While prior work focused on the body as a stick figure, we place full 3D SMPL-X bodies in scenes. The body surface is critical to establishing appropriate semantic and physical interactions. To create training data, we use the PROX dataset [ ], which includes 3D SMPL-X bodies fit to real 3D scenes with ground truth contact information.
Our first work, PSI [ ], uses a conditional variational autoencoder to predict semantically plausible 3D human poses conditioned on latent scene representations. We then refine the generated 3D bodies using scene constraints to enforce feasible physical interaction.

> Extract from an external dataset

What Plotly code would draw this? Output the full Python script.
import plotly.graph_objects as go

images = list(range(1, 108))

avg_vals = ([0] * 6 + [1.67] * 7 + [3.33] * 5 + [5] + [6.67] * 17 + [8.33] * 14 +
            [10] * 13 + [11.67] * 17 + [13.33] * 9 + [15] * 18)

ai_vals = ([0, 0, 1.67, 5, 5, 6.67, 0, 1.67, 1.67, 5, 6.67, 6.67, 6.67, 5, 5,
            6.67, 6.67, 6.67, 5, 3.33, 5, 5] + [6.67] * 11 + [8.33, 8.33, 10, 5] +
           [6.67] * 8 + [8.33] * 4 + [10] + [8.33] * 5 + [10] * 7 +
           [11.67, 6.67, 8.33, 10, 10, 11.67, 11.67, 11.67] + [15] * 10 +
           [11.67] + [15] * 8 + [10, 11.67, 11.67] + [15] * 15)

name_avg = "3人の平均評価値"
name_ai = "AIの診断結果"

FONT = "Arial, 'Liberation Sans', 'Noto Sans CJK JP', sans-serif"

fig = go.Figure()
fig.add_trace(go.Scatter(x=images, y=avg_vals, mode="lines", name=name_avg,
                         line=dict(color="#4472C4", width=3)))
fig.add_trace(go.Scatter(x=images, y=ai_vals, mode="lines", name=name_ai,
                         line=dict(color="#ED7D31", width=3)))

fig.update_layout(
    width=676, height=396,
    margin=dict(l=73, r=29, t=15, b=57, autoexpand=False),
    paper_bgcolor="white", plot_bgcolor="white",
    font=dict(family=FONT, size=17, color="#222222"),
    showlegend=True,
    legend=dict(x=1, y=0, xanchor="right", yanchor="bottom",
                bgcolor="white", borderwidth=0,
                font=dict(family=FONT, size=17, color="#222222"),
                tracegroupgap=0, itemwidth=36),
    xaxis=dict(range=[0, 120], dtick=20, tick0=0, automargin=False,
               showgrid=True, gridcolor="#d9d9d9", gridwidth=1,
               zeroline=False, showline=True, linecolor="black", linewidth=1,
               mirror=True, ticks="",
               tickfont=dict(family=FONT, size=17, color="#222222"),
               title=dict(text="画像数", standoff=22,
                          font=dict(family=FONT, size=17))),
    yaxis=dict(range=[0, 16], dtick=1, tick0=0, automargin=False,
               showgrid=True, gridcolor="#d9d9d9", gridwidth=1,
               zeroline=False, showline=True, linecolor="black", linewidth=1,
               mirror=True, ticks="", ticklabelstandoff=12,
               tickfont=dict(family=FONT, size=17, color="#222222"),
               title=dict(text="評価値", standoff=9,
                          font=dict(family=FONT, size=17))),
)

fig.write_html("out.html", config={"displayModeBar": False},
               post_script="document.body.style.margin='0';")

To synthesize realistic human-scene interactions, it is essential to represent the physical contact and proximity between the body and the world. With PLACE [ ], we explicitly model the proximity between the human body and the 3D scene around it. Specifically, given a set of basis points on a scene mesh, we train a conditional VAE to synthesize the distances from the basis points to the human body surface.
POSA [ ] flips this around to model human-scene interaction in a body-centric representation that enables it to generalize to new scenes. POSA augments SMPL-X such that, for every mesh vertex, it encodes (a) the contact probability with the scene surface and (b) the corresponding semantic scene label. We learn POSA with a VAE conditioned on the SMPL-X vertices, and train on the PROX dataset.
While the above methods produce static poses, SAMP [ ] generates goal-directed human movement in novel scenes. Given a task like "sit on the sofa", SAMP uses a GoalNet to extract the affordances of the sofa. A MotionNet generates sequences of poses to achieve the goal, while an A* algorithm plans a collision-free path through the scene.
These methods are just the beginning but provide a path for creating digital humans that can behave autonomously in 3D worlds.